**What to work on**
Copy each line of the records that contains the word "with".

**Materials provided**
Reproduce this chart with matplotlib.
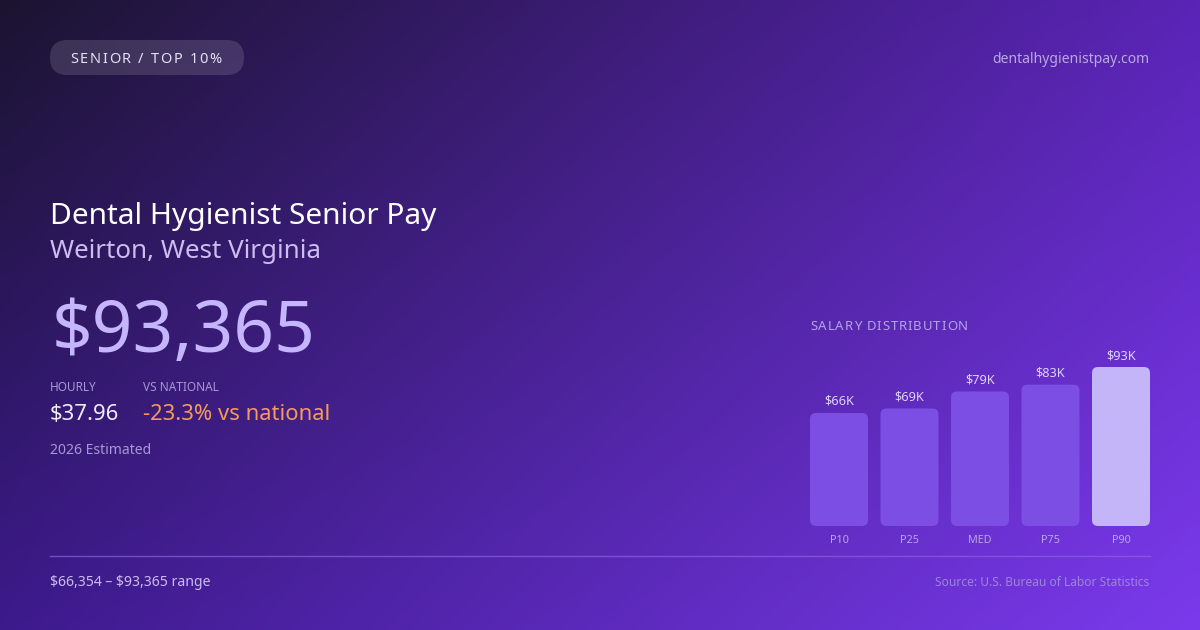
import numpy as np
import matplotlib
matplotlib.use("Agg")
import matplotlib.pyplot as plt
from matplotlib.patches import FancyBboxPatch
from matplotlib.colors import to_rgb

plt.rcParams['font.family'] = ['Noto Sans', 'DejaVu Sans']

# ---- data ----
categories = ["P10", "P25", "MED", "P75", "P90"]
values = [66354, 69000, 79000, 83000, 93365]
value_labels = ["$66K", "$69K", "$79K", "$83K", "$93K"]
badge = "SENIOR / TOP 10%"
site = "dentalhygienistpay.com"
title = "Dental Hygienist Senior Pay"
subtitle = "Weirton, West Virginia"
headline = "$93,365"
hourly = "$37.96"
vs_national = "-23.3% vs national"
estimate_note = "2026 Estimated"
range_note = "$66,354 \u2013 $93,365 range"
source_note = "Source: U.S. Bureau of Labor Statistics"
dist_title = "SALARY DISTRIBUTION"

W, H = 1200, 630
fig = plt.figure(figsize=(W / 100, H / 100), dpi=100)
renderer = fig.canvas.get_renderer()

# ---- background ----
bg = fig.add_axes([0, 0, 1, 1])
bg.set_xlim(0, W)
bg.set_ylim(H, 0)
bg.axis('off')
tl, tr = np.array(to_rgb('#1b1430')), np.array(to_rgb('#5a24b6'))
bl, br = np.array(to_rgb('#3d1a8c')), np.array(to_rgb('#7b3aec'))
u = np.linspace(0, 1, 240)[None, :, None]
v = np.linspace(0, 1, 126)[:, None, None]
img = (1 - u) * (1 - v) * tl + u * (1 - v) * tr + (1 - u) * v * bl + u * v * br
bg.imshow(img, extent=[0, W, H, 0], aspect='auto', interpolation='bilinear', zorder=0)


def fit_text(x, y, s, target_w, ha='left', **kw):
    t = bg.text(x, y, s, fontsize=10, ha=ha, va='baseline', parse_math=False, **kw)
    w = t.get_window_extent(renderer).width
    t.set_fontsize(10 * target_w / w)
    return t


def spaced_text(x, y, s, size, target_w, color, **kw):
    widths = []
    for ch in s:
        t = bg.text(0, 0, ch if ch != ' ' else 'a', fontsize=size, parse_math=False)
        w = t.get_window_extent(renderer).width
        if ch == ' ':
            t2 = bg.text(0, 0, 'a a', fontsize=size)
            w = t2.get_window_extent(renderer).width - 2 * w
            t2.remove()
        widths.append(w)
        t.remove()
    spacing = (target_w - sum(widths)) / (len(s) - 1)
    cx = x
    for ch, w in zip(s, widths):
        bg.text(cx, y, ch, fontsize=size, color=color, va='baseline', ha='left',
                parse_math=False, **kw)
        cx += w + spacing


# badge pill
pill = FancyBboxPatch((50, 40), 194, 35, boxstyle="round,pad=0,rounding_size=17.5",
                      facecolor=(1, 1, 1, 0.13), edgecolor='none', zorder=1)
bg.add_patch(pill)
spaced_text(70, 63, badge, 10.5, 152, '#e6def8')

fit_text(1149, 63, site, 157, ha='right', color='#b9a9e0')

fit_text(50, 224, title, 388, color='#ffffff')
fit_text(50, 258, subtitle, 271, color='#cdbdf0')
fit_text(52, 352, headline, 263, color='#c4b5fd')

fit_text(50, 391, "HOURLY", 47, color='#a797d4')
fit_text(143, 391, "VS NATIONAL", 76, color='#a797d4')
fit_text(50, 420, hourly, 69, color='#f1ecfd')
fit_text(143, 420, vs_national, 186, color='#f59a5a')
fit_text(50, 454, estimate_note, 101, color='#a797d4')

bg.plot([50, 1150], [556, 556], color='#8b63e0', lw=1, alpha=0.7, zorder=1)
fit_text(50, 586, range_note, 160, color='#cbbcf0')
fit_text(1149, 586, source_note, 214, ha='right', color='#9c84dc')

spaced_text(810, 330, dist_title, 9.5, 158, '#b5a3ea')

# ---- bar chart ----
ax_l, ax_r, ax_b, ax_t = 810, 1150, 526, 367
ax = fig.add_axes([ax_l / W, (H - ax_b) / H, (ax_r - ax_l) / W, (ax_b - ax_t) / H])
ax.patch.set_alpha(0)
bw = 58 / 70.5
xs = np.arange(len(categories))
ax.set_xlim(-bw / 2, len(categories) - 1 + bw / 2)
ax.set_ylim(0, max(values))
for s in ax.spines.values():
    s.set_visible(False)
ax.set_xticks([])
ax.set_yticks([])

colors = ['#7c4ee4'] * (len(categories) - 1) + ['#c4b5f8']
bars = ax.bar(xs, values, width=bw, color=colors)
x0, x1 = ax.get_xlim()
y0, y1 = ax.get_ylim()
px_x = (ax_r - ax_l) / (x1 - x0)
px_y = (ax_b - ax_t) / (y1 - y0)
r_px = 6
for b, c in zip(bars, colors):
    bx, by = b.get_x(), b.get_y()
    w, h = b.get_width(), b.get_height()
    b.set_visible(False)
    p = FancyBboxPatch((bx, by), w, h,
                       boxstyle=f"round,pad=0,rounding_size={r_px / px_x}",
                       mutation_aspect=px_x / px_y,
                       facecolor=c, edgecolor='none', clip_on=False)
    ax.add_patch(p)

for xi, v, lab in zip(xs, values, value_labels):
    ax.annotate(lab, (xi, v), xytext=(0, 8), textcoords='offset pixels',
                ha='center', va='baseline', fontsize=9.2, color='#ddd3fb',
                annotation_clip=False)
for xi, cat in zip(xs, categories):
    ax.annotate(cat, (xi, 0), xytext=(0, -17), textcoords='offset pixels',
                ha='center', va='baseline', fontsize=7.8, color='#b8a6ee',
                annotation_clip=False)

fig.savefig("out.png", dpi=100)
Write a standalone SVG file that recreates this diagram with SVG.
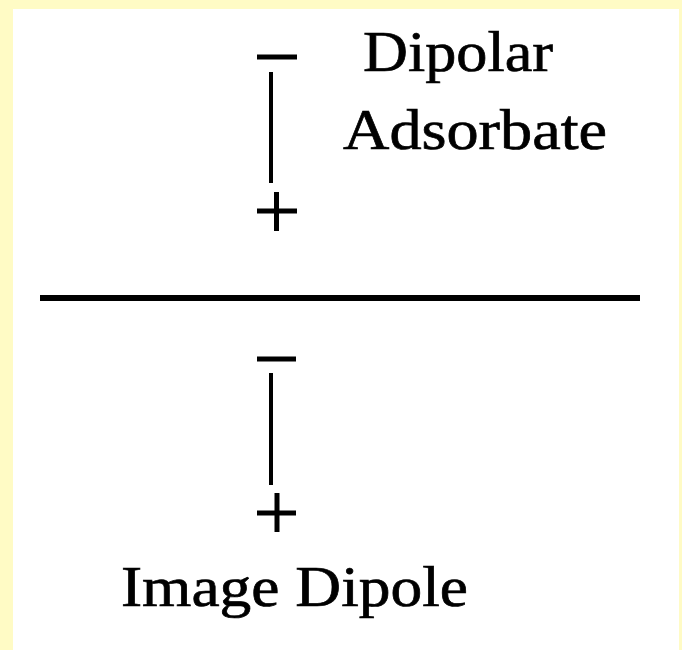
<svg xmlns="http://www.w3.org/2000/svg" width="682" height="650" viewBox="0 0 682 650">
<style>
.t{font-family:"Liberation Serif","Times New Roman",serif;font-size:58px;fill:#000;stroke:#000;stroke-width:0.7}
.s{stroke:#000;stroke-linecap:butt;fill:none}
</style>
<rect x="0" y="0" width="682" height="650" fill="#FFFBC5"/>
<rect x="13" y="9" width="666" height="641" fill="#FFFFFF"/>
<g id="surface">
<line class="s" x1="40" y1="298" x2="640" y2="298" stroke-width="6"/>
</g>
<g id="adsorbate">
<line class="s" x1="257" y1="57" x2="297" y2="57" stroke-width="5"/>
<line class="s" x1="271" y1="72" x2="271" y2="183" stroke-width="4"/>
<line class="s" x1="257" y1="211" x2="297" y2="211" stroke-width="5"/>
<line class="s" x1="276.5" y1="192" x2="276.5" y2="231" stroke-width="5"/>
<text class="t" x="363" y="71" textLength="190" lengthAdjust="spacingAndGlyphs">Dipolar</text>
<text class="t" x="343" y="149" textLength="264" lengthAdjust="spacingAndGlyphs">Adsorbate</text>
</g>
<g id="image">
<line class="s" x1="257" y1="359" x2="296" y2="359" stroke-width="5"/>
<line class="s" x1="271" y1="373" x2="271" y2="485" stroke-width="4"/>
<line class="s" x1="257" y1="513" x2="296" y2="513" stroke-width="5"/>
<line class="s" x1="277" y1="493" x2="277" y2="532" stroke-width="5"/>
<text class="t" x="121" y="606" textLength="347" lengthAdjust="spacingAndGlyphs">Image Dipole</text>
</g>
</svg>
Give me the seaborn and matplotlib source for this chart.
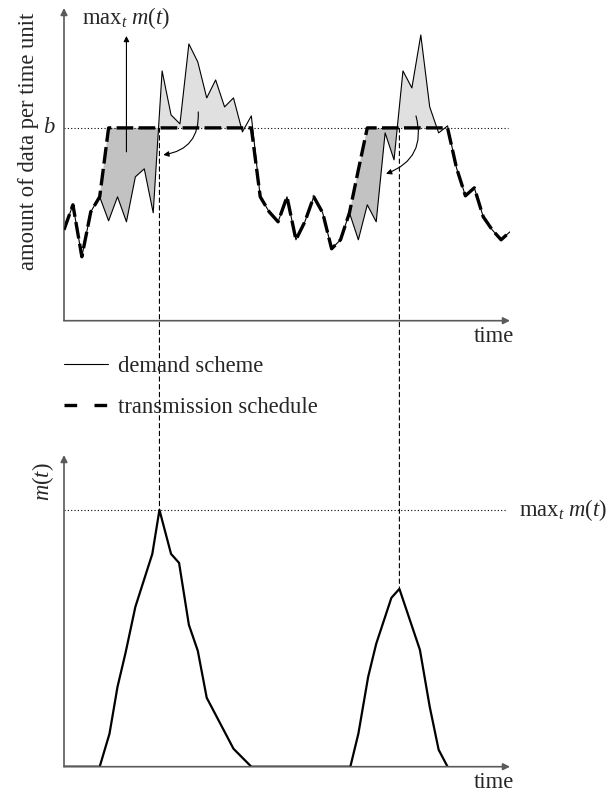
import numpy as np
import pandas as pd
import matplotlib
matplotlib.use("Agg")
import matplotlib.pyplot as plt
from matplotlib.patches import ConnectionPatch
from matplotlib.lines import Line2D
import seaborn as sns

# ---- data -------------------------------------------------------------
time_steps = list(range(51))
demand = [9.1, 11.6, 6.4, 10.9, 12.4, 10.0, 12.4, 9.9, 14.4, 15.2,
          10.8, 25.0, 20.6, 19.7, 27.7, 25.9, 22.3, 24.1, 21.4, 22.3,
          18.9, 20.5, 12.4, 10.9, 9.9, 12.4, 8.1, 9.9, 12.4, 10.8,
          7.2, 8.1, 10.8, 8.1, 11.6, 9.9, 18.8, 16.1, 25.0, 23.3,
          28.6, 21.4, 18.8, 19.5, 15.3, 12.5, 13.3, 10.4, 9.1, 8.1, 8.9]
bandwidth = 19.3
schedule = [9.1, 11.6, 6.4, 10.9, 12.4, 19.3, 19.3, 19.3, 19.3, 19.3,
            19.3, 19.3, 19.3, 19.3, 19.3, 19.3, 19.3, 19.3, 19.3, 19.3,
            19.3, 19.3, 12.4, 10.9, 9.9, 12.4, 8.1, 9.9, 12.4, 10.8,
            7.2, 8.1, 10.8, 15.1, 19.3, 19.3, 19.3, 19.3, 19.3, 19.3,
            19.3, 19.3, 19.3, 19.3, 15.3, 12.5, 13.3, 10.4, 9.1, 8.1, 8.9]

m_time = [0, 4.0, 5.1, 6.0, 6.9, 8.0, 9.9, 10.7, 12.0, 12.9, 14.0, 15.0,
          16.0, 19.0, 21.0, 32.1, 33.0, 34.1, 35.0, 36.7, 37.6, 39.9,
          41.0, 42.0, 43.0]
m_value = [0, 0, 3.3, 8.0, 11.4, 16.0, 21.3, 25.7, 21.3, 20.4, 14.2, 11.6,
           6.9, 1.8, 0, 0, 3.3, 9.0, 12.3, 16.9, 17.8, 11.7, 6.0, 1.7, 0]
peak_times = [10.7, 37.6]
peak_values = [25.7, 17.8]
max_m = 25.7

legend_labels = ["demand scheme", "transmission schedule"]

# ---- style ------------------------------------------------------------
sns.set_style("white")
plt.rcParams["font.family"] = ["Liberation Serif", "DejaVu Serif"]
plt.rcParams["mathtext.fontset"] = "custom"
plt.rcParams["mathtext.rm"] = "Liberation Serif"
plt.rcParams["mathtext.it"] = "Liberation Serif:italic"
FS = 16.3
AXIS_COLOR = "#5a5a5a"

W, H = 609, 795
fig = plt.figure(figsize=(W / 100, H / 100), dpi=100)


def px_axes(left, top, right, bottom):
    return fig.add_axes([left / W, 1 - bottom / H, (right - left) / W, (bottom - top) / H])


ax_top = px_axes(64, 8, 510, 320.7)
ax_bot = px_axes(64, 455, 510, 766.7)

df = pd.DataFrame({"time": time_steps, "demand": demand, "schedule": schedule})
dm = pd.DataFrame({"time": m_time, "m": m_value})

t = np.array(time_steps, dtype=float)
d = np.array(demand)
s = np.array(schedule)

# areas: data sent ahead of demand (dark) and demand above the bandwidth (light)
ax_top.fill_between(t, d, s, where=(s > d) & ((t <= 12) | ((t >= 31) & (t <= 39))),
                    interpolate=True, color="#c2c2c2", lw=0, zorder=1)
ax_top.fill_between(t, d, bandwidth,
                    where=(d > bandwidth) & (((t >= 9) & (t <= 20)) | ((t >= 36) & (t <= 42))),
                    interpolate=True, color="#e0e0e0", lw=0, zorder=1)

sns.lineplot(data=df, x="time", y="schedule", ax=ax_top, color="black", lw=2.4,
             errorbar=None, zorder=3)
ax_top.lines[-1].set_dashes([5, 1.6])
sns.lineplot(data=df, x="time", y="demand", ax=ax_top, color="black", lw=0.8,
             errorbar=None, zorder=4)

ax_top.axhline(bandwidth, xmax=49.8 / 50, color="black", lw=0.8, ls=(0, (1, 2)), zorder=2)

sns.lineplot(data=dm, x="time", y="m", ax=ax_bot, color="black", lw=1.6,
             errorbar=None, zorder=3)
ax_bot.axhline(max_m, xmax=49.5 / 50, color="black", lw=0.8, ls=(0, (1, 2)), zorder=2)

for ax, ytop in ((ax_top, 31.3), (ax_bot, 31.2)):
    ax.set_xlim(0, 50)
    ax.set_ylim(0, ytop)
    ax.set_xticks([])
    ax.set_yticks([])
    ax.set_xlabel("")
    ax.set_ylabel("")
    for sp in ax.spines.values():
        sp.set_visible(False)
    ax.patch.set_alpha(0)
    arrow = dict(arrowstyle="-|>", color=AXIS_COLOR, lw=1.2, mutation_scale=10,
                 shrinkA=0, shrinkB=0)
    ax.annotate("", xy=(1, 0), xytext=(0, 0), xycoords="axes fraction", arrowprops=arrow)
    ax.annotate("", xy=(0, 1), xytext=(0, 0), xycoords="axes fraction", arrowprops=arrow)
    ax.text(0.964, -0.052, "time", transform=ax.transAxes, ha="center", va="center",
            fontsize=FS)

# ---- annotations on the upper panel -----------------------------------
ax_top.text(-0.0807, 0.575, "amount of data per time unit", transform=ax_top.transAxes,
            rotation=90, ha="center", va="center", fontsize=FS)
ax_top.annotate("$b$", xy=(0, bandwidth), xytext=(-15, 0), textcoords="offset pixels",
                ha="center", va="center", fontsize=FS, annotation_clip=False)
ax_top.annotate("", xy=(7.0, 28.5), xytext=(7.0, 16.9),
                arrowprops=dict(arrowstyle="-|>", color="black", lw=0.8, mutation_scale=8,
                                shrinkA=0, shrinkB=0))
ax_top.text(7.0, 30.3, r"$\mathrm{max}_t\ m(t)$", ha="center", va="center", fontsize=FS)

for start, end in (((15.05, 20.9), (11.13, 16.6)), ((39.46, 20.5), (36.1, 14.7))):
    ax_top.annotate("", xy=end, xytext=start,
                    arrowprops=dict(arrowstyle="-|>", color="black", lw=0.8,
                                    mutation_scale=8, shrinkA=0, shrinkB=0,
                                    connectionstyle="arc3,rad=-0.45"), zorder=5)

# ---- annotations on the lower panel -----------------------------------
ax_bot.text(-0.047, 0.913, "$m(t)$", transform=ax_bot.transAxes, rotation=90,
            ha="center", va="center", fontsize=FS)
ax_bot.text(51.0, max_m, r"$\mathrm{max}_t\ m(t)$", ha="left", va="center",
            fontsize=FS, clip_on=False)

# dashed guides linking the peaks of m(t) to the upper panel
for pt, pv in zip(peak_times, peak_values):
    con = ConnectionPatch(xyA=(pt, bandwidth), coordsA=ax_top.transData,
                          xyB=(pt, pv), coordsB=ax_bot.transData,
                          color="black", lw=0.8, ls=(0, (4, 3)), zorder=0)
    fig.add_artist(con)

# ---- legend -----------------------------------------------------------
demand_handle = Line2D([], [], color="black", lw=0.8)
sched_handle = Line2D([], [], color="black", lw=2.4, dashes=[3.8, 5.2])
fig.legend(handles=[demand_handle, sched_handle], labels=legend_labels,
           loc="center left", bbox_to_anchor=(64 / W, 1 - 387 / H),
           frameon=False, fontsize=FS, handlelength=1.95, handletextpad=0.45,
           labelspacing=0.85, borderpad=0, borderaxespad=0)

fig.savefig("out.png", dpi=100)
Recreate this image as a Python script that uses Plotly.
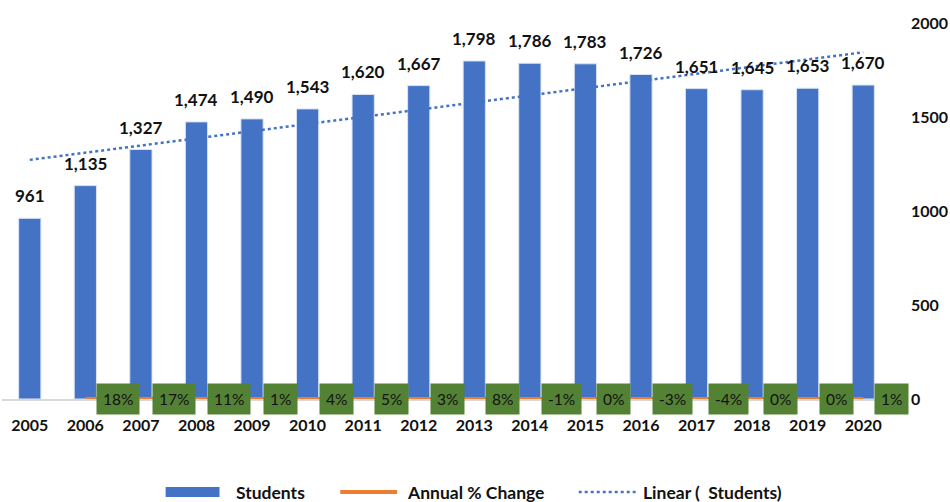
import numpy as np
import plotly.graph_objects as go

# --- data ---
years = ["2005", "2006", "2007", "2008", "2009", "2010", "2011", "2012",
         "2013", "2014", "2015", "2016", "2017", "2018", "2019", "2020"]
students = [961, 1135, 1327, 1474, 1490, 1543, 1620, 1667,
            1798, 1786, 1783, 1726, 1651, 1645, 1653, 1670]
pct_change = [None, 0.18, 0.17, 0.11, 0.01, 0.04, 0.05, 0.03,
              0.08, -0.01, 0.00, -0.03, -0.04, 0.00, 0.00, 0.01]

BLUE = "#4472C4"
ORANGE = "#ED7D31"
GREEN = "#548235"
INK = "#111111"
FONT = "Lato"

# plot area in pixels (used to place the hand-drawn legend)
W, H = 950, 502
ML, MR, MT, MB = 2, 57, 23, 103
PW, PH = W - ML - MR, H - MT - MB


def px(x):
    return (x - ML) / PW


def py(y):
    return (H - MB - y) / PH


# linear trend of students (same as Excel's "Linear" trendline)
idx = np.arange(len(students))
slope, intercept = np.polyfit(idx, students, 1)
trend = intercept + slope * idx

fig = go.Figure()

fig.add_trace(go.Bar(
    x=years, y=students, name="Students",
    marker=dict(color=BLUE, line=dict(color="#dae3f3", width=1)),
))

fig.add_trace(go.Scatter(
    x=years, y=pct_change, name="Annual % Change",
    mode="lines", line=dict(color=ORANGE, width=4), cliponaxis=False,
))

fig.add_trace(go.Scatter(
    x=years, y=trend, name="Linear (  Students)",
    mode="lines", line=dict(color=BLUE, width=2.5, dash="dot"),
))

# value labels above the bars
for i, v in enumerate(students):
    fig.add_annotation(
        x=i, y=v, xref="x", yref="y", text=f"{v:,}",
        xanchor="center", yanchor="bottom", yshift=10, showarrow=False,
        font=dict(family=FONT, size=17, color=INK, weight="bold"),
    )

# green percent labels to the right of each point
for i, v in enumerate(pct_change):
    if v is None:
        continue
    fig.add_annotation(
        x=i, y=0, xref="x", yref="y", text=f"{v:.0%}",
        xanchor="left", yanchor="middle", xshift=11, showarrow=False,
        bgcolor=GREEN, borderpad=6,
        font=dict(family=FONT, size=15.5, color=INK),
    )

# legend drawn by hand so the swatches match the original
fig.add_shape(type="rect", xref="paper", yref="paper",
              x0=px(166), x1=px(220), y0=py(497), y1=py(487),
              fillcolor=BLUE, line_width=0)
fig.add_shape(type="line", xref="paper", yref="paper",
              x0=px(341), x1=px(398), y0=py(492), y1=py(492),
              line=dict(color=ORANGE, width=4))
fig.add_shape(type="line", xref="paper", yref="paper",
              x0=px(580), x1=px(637), y0=py(492), y1=py(492),
              line=dict(color=BLUE, width=2.5, dash="dot"))
for x0, label in [(235, "Students"), (406, "Annual % Change"), (642, "Linear (  Students)")]:
    fig.add_annotation(
        x=px(x0), y=py(492), xref="paper", yref="paper", text=label,
        xanchor="left", yanchor="middle", showarrow=False,
        font=dict(family=FONT, size=17.5, color=INK, weight="bold"),
    )

fig.update_layout(
    width=W, height=H,
    margin=dict(l=ML, r=MR, t=MT, b=MB),
    paper_bgcolor="white", plot_bgcolor="white",
    showlegend=False, bargap=0.6,
    font=dict(family=FONT, size=16, color=INK),
)
fig.update_xaxes(
    type="category", range=[-0.5, len(years) - 0.5],
    showgrid=False, showline=True, linecolor="#d9d9d9", linewidth=1.5,
    ticks="", ticklabelstandoff=11,
    tickfont=dict(family=FONT, size=16, color=INK, weight="bold"),
)
fig.update_yaxes(
    side="right", range=[0, 2000], dtick=500, showgrid=False, zeroline=False,
    showline=False, ticks="", ticklabelstandoff=19,
    tickfont=dict(family=FONT, size=16, color=INK, weight="bold"),
)

# drop the page's default body margin so the figure sits at the window corner
fig.write_html("out.html", config={"displayModeBar": False},
               post_script="document.body.style.margin='0';")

**Exercise result**
Reproduce this chart with matplotlib.
Write a standalone SVG file that recreates this diagram with SVG.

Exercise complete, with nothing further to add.